Although it was close.
A long time has passed since I last wrote, well anything, especially here. I did want to but burdened down by severe depression, anxiety and now the loss of my sight, it seemed just too hard.
It still is but, I have to do it, just to let you know that the NHS is not entirely populated by brave self sacrificing, paragons of virtue. Yes, there will be some, but I have sadly never met them. My experience has been life threatening, then sight threatening, then life changing and life threatening to she with whom I will end my days, all because of hubris, ineptitude, stupidity and corruption: not forgetting of course, misogyny.
A while before the Pandemic (yes, there was such a time), I related, in 'Something Happened' , how J' had an event that at the time had been labelled as a Trans Ischemic Attack (TIA), and that was as far from the truth as one can get. Why, well because it happened over again, with this time being far more serious, with confusion, 'coffee ground vomit', loss of understanding and coordination.
After a calling in my doctor friend, from next door we determined to call an ambulance as there was little we could do to diagnose and treat her without the intervention of a hospital resources, so off she and I went, with blue lights and sirens to the stroke unit once more, with me convinced it was nothing to do with any sort of stroke.
Despite the fact that J' was unable to make any coherent response to questions and being semi-comatose, I was excluded from the initial assessment, which made me furious and extremely anxious at the same time. But after about thirty minutes I was at last reunited with her and things had not improved.
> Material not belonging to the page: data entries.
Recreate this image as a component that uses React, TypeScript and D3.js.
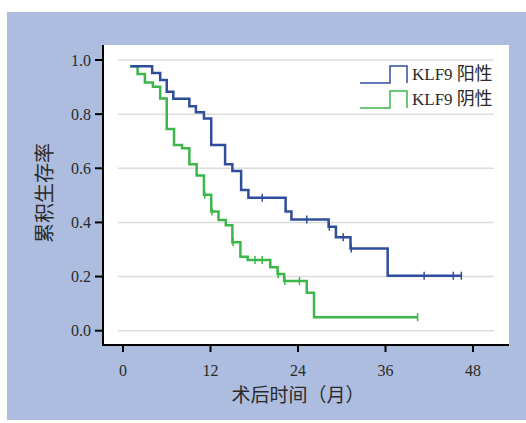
import React from 'react';
import * as d3 from 'd3';

const xTicks = [0, 12, 24, 36, 48];
const yTicks = [0, 0.2, 0.4, 0.6, 0.8, 1.0];
const seriesPrefix = ['KLF9', 'KLF9'];
const seriesSuffix = ['阳性', '阴性'];
const posTimes = [1, 4.0, 5.1, 6.0, 6.9, 9.1, 10.0, 11.1, 12.1, 14.0, 15.0, 16.2, 17.2, 22.3, 23.1, 28.2, 29.2, 31.2, 36.3, 46.4];
const posSurv = [0.977, 0.952, 0.926, 0.883, 0.857, 0.829, 0.807, 0.784, 0.686, 0.615, 0.590, 0.520, 0.491, 0.440, 0.411, 0.384, 0.345, 0.304, 0.203, 0.203];
const posCensor = [19.1, 25.2, 28.3, 30.2, 31.3, 41.3, 45.3, 46.4];
const negTimes = [1, 2.0, 3.0, 4.1, 5.1, 6.0, 7.0, 8.1, 9.1, 10.1, 11.1, 12.1, 13.1, 14.1, 15.0, 16.1, 17.1, 20.2, 21.2, 22.1, 25.2, 26.2, 40.4];
const negSurv = [0.977, 0.948, 0.917, 0.901, 0.858, 0.745, 0.686, 0.674, 0.615, 0.573, 0.502, 0.440, 0.409, 0.390, 0.327, 0.273, 0.261, 0.234, 0.209, 0.184, 0.140, 0.050, 0.050];
const negCensor = [11.2, 12.2, 15.1, 18.1, 19.1, 21.3, 22.2, 24.2, 40.4];

const BLUE = '#2f4d9d';
const GREEN = '#3db64b';
const PANEL = '#adbde0';
const TXT = '#2a2a2a';

const x = d3.scaleLinear().domain([0, 48]).range([123, 473]);
const y = d3.scaleLinear().domain([0, 1]).range([330.7, 60]);

function survAt(times: number[], surv: number[], t: number) {
  let v = surv[0];
  for (let i = 0; i < times.length; i++) if (times[i] <= t) v = surv[i];
  return v;
}

const line = d3.line<[number, number]>().x(d => x(d[0])).y(d => y(d[1])).curve(d3.curveStepAfter);

function Curve({ times, surv, censor, color }: { times: number[]; surv: number[]; censor: number[]; color: string }) {
  const pts = times.map((t, i) => [t, surv[i]] as [number, number]);
  return (
    <g>
      <path d={line(pts) || ''} fill="none" stroke={color} strokeWidth={2.5} />
      {censor.map((t, i) => {
        const cx = x(t);
        const cy = y(survAt(times, surv, t));
        return <line key={i} x1={cx} x2={cx} y1={cy - 4} y2={cy + 4} stroke={color} strokeWidth={1.5} />;
      })}
    </g>
  );
}

export default function App() {
  const legendRows = [
    { i: 0, color: BLUE, y0: 83 },
    { i: 1, color: GREEN, y0: 108 },
  ];
  return (
    <svg width={526} height={423} style={{ position: 'absolute', left: 0, top: 0, display: 'block' }}>
      <rect x={0} y={0} width={526} height={423} fill="#fff" />
      <rect x={7} y={12} width={519} height={408} fill={PANEL} />
      <rect x={103} y={45} width={406} height={300} fill="#fff" />
      {yTicks.map(t => (
        <line key={'g' + t} x1={118} x2={494} y1={y(t)} y2={y(t)} stroke="#dcdcdc" strokeWidth={1.5} />
      ))}
      <line x1={103} x2={103} y1={45} y2={346} stroke="#000" strokeWidth={2} />
      <line x1={102} x2={509} y1={345} y2={345} stroke="#000" strokeWidth={2} />
      {yTicks.map(t => (
        <g key={'y' + t}>
          <line x1={95} x2={103} y1={y(t)} y2={y(t)} stroke="#000" strokeWidth={2} />
          <text x={91} y={y(t)} dy="0.35em" textAnchor="end" fontFamily="'Liberation Serif', serif" fontSize={16} fill={TXT}>
            {t.toFixed(1)}
          </text>
        </g>
      ))}
      {xTicks.map(t => (
        <g key={'x' + t}>
          <line x1={x(t)} x2={x(t)} y1={345} y2={352} stroke="#000" strokeWidth={2} />
          <text x={x(t)} y={376} textAnchor="middle" fontFamily="'Liberation Serif', serif" fontSize={16} fill={TXT}>
            {t}
          </text>
        </g>
      ))}
      <text x={298} y={402} textAnchor="middle" fontFamily="'Noto Sans CJK SC', sans-serif" fontSize={19} fill={TXT}>
        术后时间（月）
      </text>
      <text transform="translate(52,193) rotate(-90)" textAnchor="middle" fontFamily="'Noto Sans CJK SC', sans-serif" fontSize={20} fill={TXT}>
        累积生存率
      </text>
      <Curve times={negTimes} surv={negSurv} censor={negCensor} color={GREEN} />
      <Curve times={posTimes} surv={posSurv} censor={posCensor} color={BLUE} />
      {legendRows.map(r => (
        <g key={r.i}>
          <path d={`M360,${r.y0}H390V${r.y0 - 17}H407V${r.y0}`} fill="none" stroke={r.color} strokeWidth={1.5} />
          <text x={412} y={r.y0 - 3} fontFamily="'Liberation Serif', serif" fontSize={17} fill={TXT}>
            {seriesPrefix[r.i]}
            <tspan dx={4} fontFamily="'Noto Sans CJK SC', sans-serif" fontSize={18}>{seriesSuffix[r.i]}</tspan>
          </text>
        </g>
      ))}
    </svg>
  );
}
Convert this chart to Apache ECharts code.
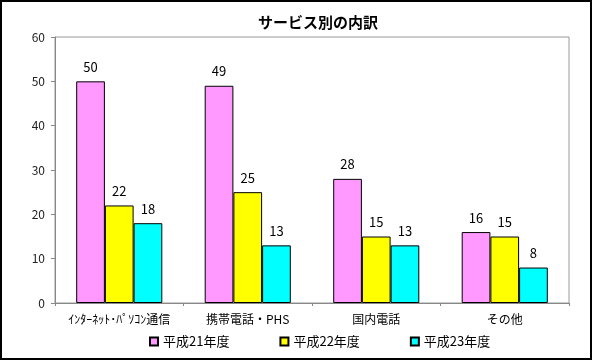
<!DOCTYPE html>
<html>
<head>
<meta charset="utf-8">
<script src="https://cdn.jsdelivr.net/npm/echarts@6/dist/echarts.min.js"></script>
<style>
html,body{margin:0;padding:0;background:#fff;}
#c{width:592px;height:360px;box-sizing:border-box;border:2px solid #000;}
</style>
</head>
<body>
<div id="c"></div>
<script>
const categories = ['ｲﾝﾀｰﾈｯﾄ･ﾊﾟｿｺﾝ通信', '携帯電話・PHS', '国内電話', 'その他'];
const seriesNames = ['平成21年度', '平成22年度', '平成23年度'];
const h21 = [50, 49, 28, 16];
const h22 = [22, 25, 15, 15];
const h23 = [18, 13, 13, 8];
const colors = ['#ff99ff', '#ffff00', '#00ffff'];
const yTicks = {min: 0, max: 60, interval: 10};

const font = '"Noto Sans CJK JP", "Noto Sans", sans-serif';
const chart = echarts.init(document.getElementById('c'));
const mk = (name, data, color) => ({
  name, type: 'bar', data, barGap: '0%', barCategoryGap: '33%',
  itemStyle: {color, borderColor: '#000', borderWidth: 1},
  label: {show: true, position: 'top', distance: 8, color: '#000', fontSize: 13, fontFamily: font},
  animation: false
});
chart.setOption({
  animation: false,
  textStyle: {fontFamily: font},
  title: {text: 'サービス別の内訳', left: 311, top: 8, textAlign: 'center',
    textStyle: {fontSize: 15, fontWeight: 'bold', color: '#000', fontFamily: font}},
  grid: {left: 53, right: 21, top: 35, bottom: 55, show: true, borderColor: '#999', borderWidth: 1},
  legend: {left: 142, top: 328, itemWidth: 8, itemHeight: 8, itemGap: 50, icon: 'rect',
    textStyle: {fontSize: 13, color: '#000', fontFamily: font},
    data: seriesNames},
  xAxis: {type: 'category', data: categories,
    axisLine: {lineStyle: {color: '#888'}},
    axisTick: {show: true, length: 3, lineStyle: {color: '#888'}},
    axisLabel: {color: '#000', fontSize: 12, margin: 10, interval: 0, fontFamily: font}},
  yAxis: {type: 'value', min: yTicks.min, max: yTicks.max, interval: yTicks.interval,
    axisLine: {show: true, lineStyle: {color: '#888'}},
    axisTick: {show: true, length: 4, lineStyle: {color: '#888'}},
    splitLine: {show: false},
    axisLabel: {color: '#222', fontSize: 12, margin: 10, fontFamily: font}},
  series: [mk(seriesNames[0], h21, colors[0]), mk(seriesNames[1], h22, colors[1]), mk(seriesNames[2], h23, colors[2])]
});
</script>
</body>
</html>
She was now semi-conscious, and linked to drip and there was a young chinese FY2 who spoke with me about J's condition. I asked if he knew she was a Type 2 Diabetic and he said no but also that he had found that out from testing but further, he had one of the newer test meters that also measured Ketones (3 beta hydroxybutyrate). He advised me that her level was 3.90 (mmol/L), as a normal maximum would be 0.70, I said what I had thought, it was ' DKA' (Diabetic Ketoacidosis). J' was put onto a new forced drip with insulin buffered with dextrose, to avoid bringing her down from extreme hyperglycemia too quickly.
I cannot say I relaxed at that point because DKA is life threatening, and has to be managed very carefully and preferably not on a stroke ward! However, they were reluctant to move her despite the fact of the Diabetic hospital being next door. I then stayed with her as long as possible and I called my daughter and asked for a lift to home as I had no desire to find a taxi. I also had no trust or confidence in anyone at this HospitalTtrust as they had already had three trys at diagnosing J's problem over TEN years and had nearly missed it this time and potentially killed her!
Back home, I checked my Kumar and Clark about DKA and had a stiff drink, and then another. I was sick with worry, scared I would lose her, and mistrustful of the ability of Nottingham University Hospital Trust to get anything right or worse: actually even care that patient safety should be a priority. They certainly thus far, had displayed little adherence to that important tenet.
I called the ward in the morning as early as I dared, to find that J' was sat up in bed, drinking tea and making conversation as if nothing had ever been wrong! I knew that insulin was a wonderful thing but just not how much. It had brought her back from extreme sickness in hours, and I would be eternally grateful to that young doctor whose mind was not constrained by where he was and what he had been presented with. Sadly that same attitude was not matched by that of the Consultant who did not want to discharge J' without an ultrasound of her neck,and an MRI of her brain. Spending NHS funds to try and prove that a stroke unit patient MUST have some brain damage otherwise they would not be on his ward. He really was an arrogant p***k. I did actually say to him, 'which part of DKA do you not understand?, but not until we were on our way out of the door.
She was there for three days and I got her home on the third, with help from her lifelong friend Jill, who drove us. But the blow came on the last day: J' was now and probably be for life, an insulin dependent Diabetic and had to be on a regime of basal/rapid insulin injections three to four times a day and was Ketosis prone. A condition fairly rare in Type 2's, called Ketosis Prone, Insulin Dependent Type 2 Diabetes (Flatbush Diabetes). Once the shock of these events were over (January 2018), we settled down to a different life, but that is for another day and post.
Please be kind about any typo's or errors. I am now officially Severely Sight Impaired/Blind, something caused by that same Trust due to negligence and, perhaps even something more sinister. All will be revealed. You see. I don't f*****g care any more.